The Salisbury City Council approved an ordinance in first reading this week to add a chapter to the City Code to create a procedure under which the city may petition the Circuit Court for appointment of a receiver to rehabilitate, demolish or to sell vacant structures or lots.
“This is a receivership ordinance that has been kicked around in work session and discussed over and over again,” City Attorney Mark Tilghman said. “The purpose of this is to put one more tool really in the hands of the city to get rid of properties that are accumulating with large unpaid liens, properties that are unsafe for human habitation, and these are vacant properties, either a vacant structure or a vacant lot, which has basically become a nuisance. This would permit the Neighborhood Services Director to petition, to be appointed receiver for these properties, to take charge of it and to repair and/or sell the property when the time is appropriate.”
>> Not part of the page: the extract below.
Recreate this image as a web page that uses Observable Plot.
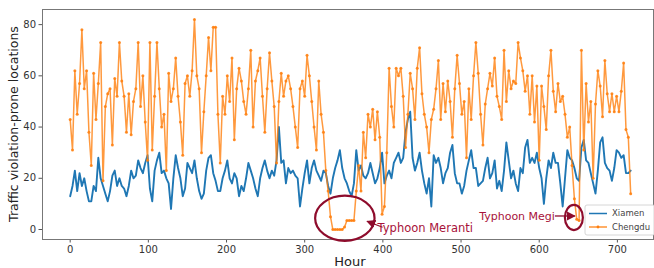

The ordinance states, “the City Council desires to reduce incidence of nuisances within the City related to vacant structures arid vacant lots, and desires to reduce the incidence of fire hazards within the City related to vacant structures.”
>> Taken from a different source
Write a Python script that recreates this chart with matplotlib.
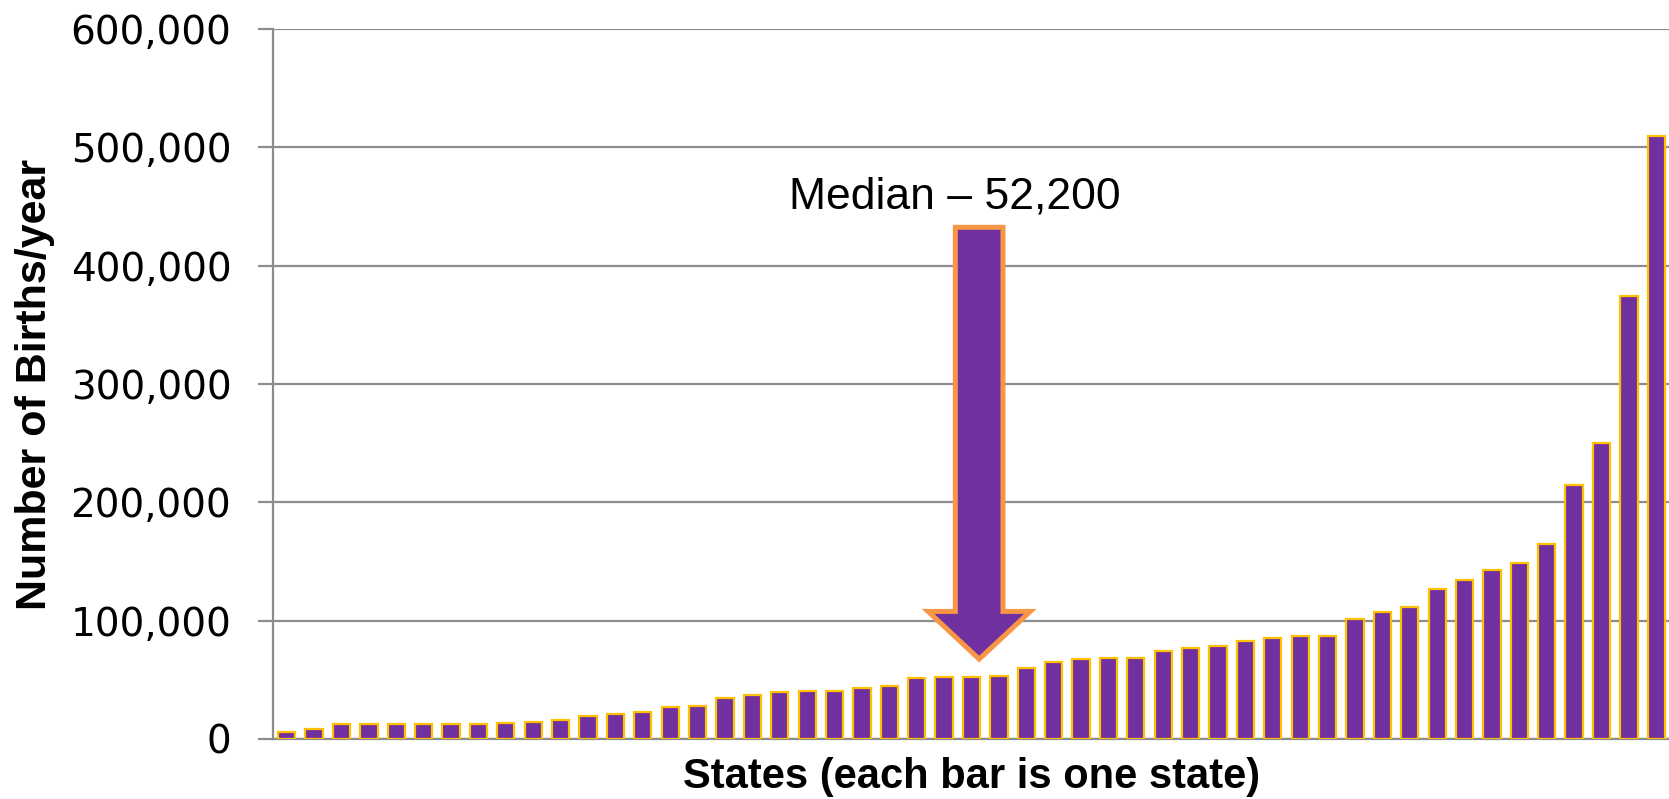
import matplotlib
matplotlib.use("Agg")
import matplotlib.pyplot as plt
from matplotlib.patches import FancyArrow
from matplotlib.ticker import FuncFormatter

# births per year, one bar per state, sorted from smallest to largest
births = [6200, 8500, 12400, 12400, 12400, 12400, 12400, 12700, 13800, 14400,
          15800, 19700, 21100, 22800, 27000, 28200, 34900, 37200, 39700, 40600,
          40800, 42800, 45100, 51300, 52200, 52200, 53000, 60300, 65400, 67600,
          68200, 68700, 74400, 77000, 78900, 82600, 85700, 87400, 87400, 101200,
          107600, 111300, 127100, 134700, 143100, 149100, 165100, 215000, 250200,
          374200, 509700]
states = list(range(len(births)))
yticks = [0, 100000, 200000, 300000, 400000, 500000, 600000]
median_label = "Median \u2013 52,200"

purple = "#7030A0"
gold = "#FFC000"
orange = "#F79646"
gray = "#8C8C8C"

fig = plt.figure(figsize=(16.69, 7.99), dpi=100)
ax = fig.add_axes([273 / 1669, 60 / 799, 1397 / 1669, 710 / 799])

ax.bar(states, births, width=0.63, color=purple, edgecolor=gold, linewidth=1.6, zorder=3)

ax.set_xlim(-0.5, len(births) - 0.5)
ax.set_ylim(0, 600000)
ax.set_yticks(yticks)
ax.yaxis.set_major_formatter(FuncFormatter(lambda v, p: f"{int(v):,}"))
ax.set_xticks([])
ax.grid(axis="y", color=gray, linewidth=1.6, zorder=0)
for side in ["top", "right"]:
    ax.spines[side].set_visible(False)
for side in ["left", "bottom"]:
    ax.spines[side].set_color(gray)
    ax.spines[side].set_linewidth(1.6)
ax.tick_params(axis="y", length=11, width=1.6, color=gray, pad=19, labelsize=28)

ax.set_ylabel("Number of Births/year", fontsize=31, fontweight="bold",
              family="Liberation Sans")
ax.yaxis.set_label_coords(-0.156, 0.5)
ax.set_xlabel("States (each bar is one state)", fontsize=30, fontweight="bold",
              family="Liberation Sans")
ax.xaxis.set_label_coords(0.5, -0.025)

# arrow pointing at the median state
arrow = FancyArrow(25.28, 432400, 0, -364900, width=1.74, head_width=3.73,
                   head_length=40300, length_includes_head=True,
                   fc=purple, ec=orange, lw=3.6, zorder=5)
ax.add_patch(arrow)
ax.text(24.4, 458000, median_label, fontsize=32, family="Liberation Sans",
        ha="center", va="center", zorder=6)

fig.savefig("out.png", dpi=100)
Pursuant to Salisbury Charter, the City may regulate vacant buildings, and the city believes that the creation of a procedure under which a receiver will be appointed to rehabilitate, demolish, or sell vacant structures or vacant lots is beneficial to promoting public safety and promotes community welfare.
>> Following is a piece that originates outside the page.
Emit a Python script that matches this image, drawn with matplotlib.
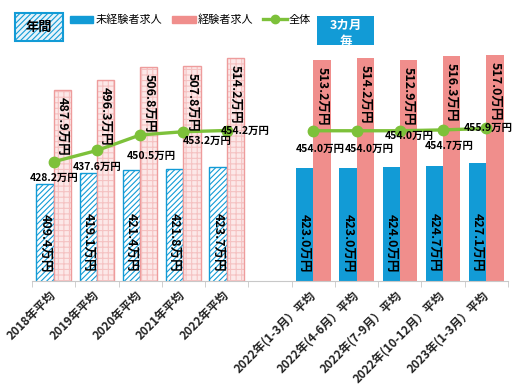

The city will petition to receive the property if the owner of record has failed to make any attempt to maintain the structure in accordance with the property maintenance standards as defined in the City Code, has an unsatisfied court order to abate violations, has outstanding liens on the property, or has been boarded up in excess of six months without having received approval from the housing official.
“I think this is a great tool … I am in full support of it,” Council President Jacob Day said. “My understanding is it is most effective mechanism for the city to help blighted properties transition into the hands of our community housing partners, like Salisbury Neighborhood Housing and Habitat for Humanity of Wicomico County.”
The council voted unanimously to pass the ordinance in first reading.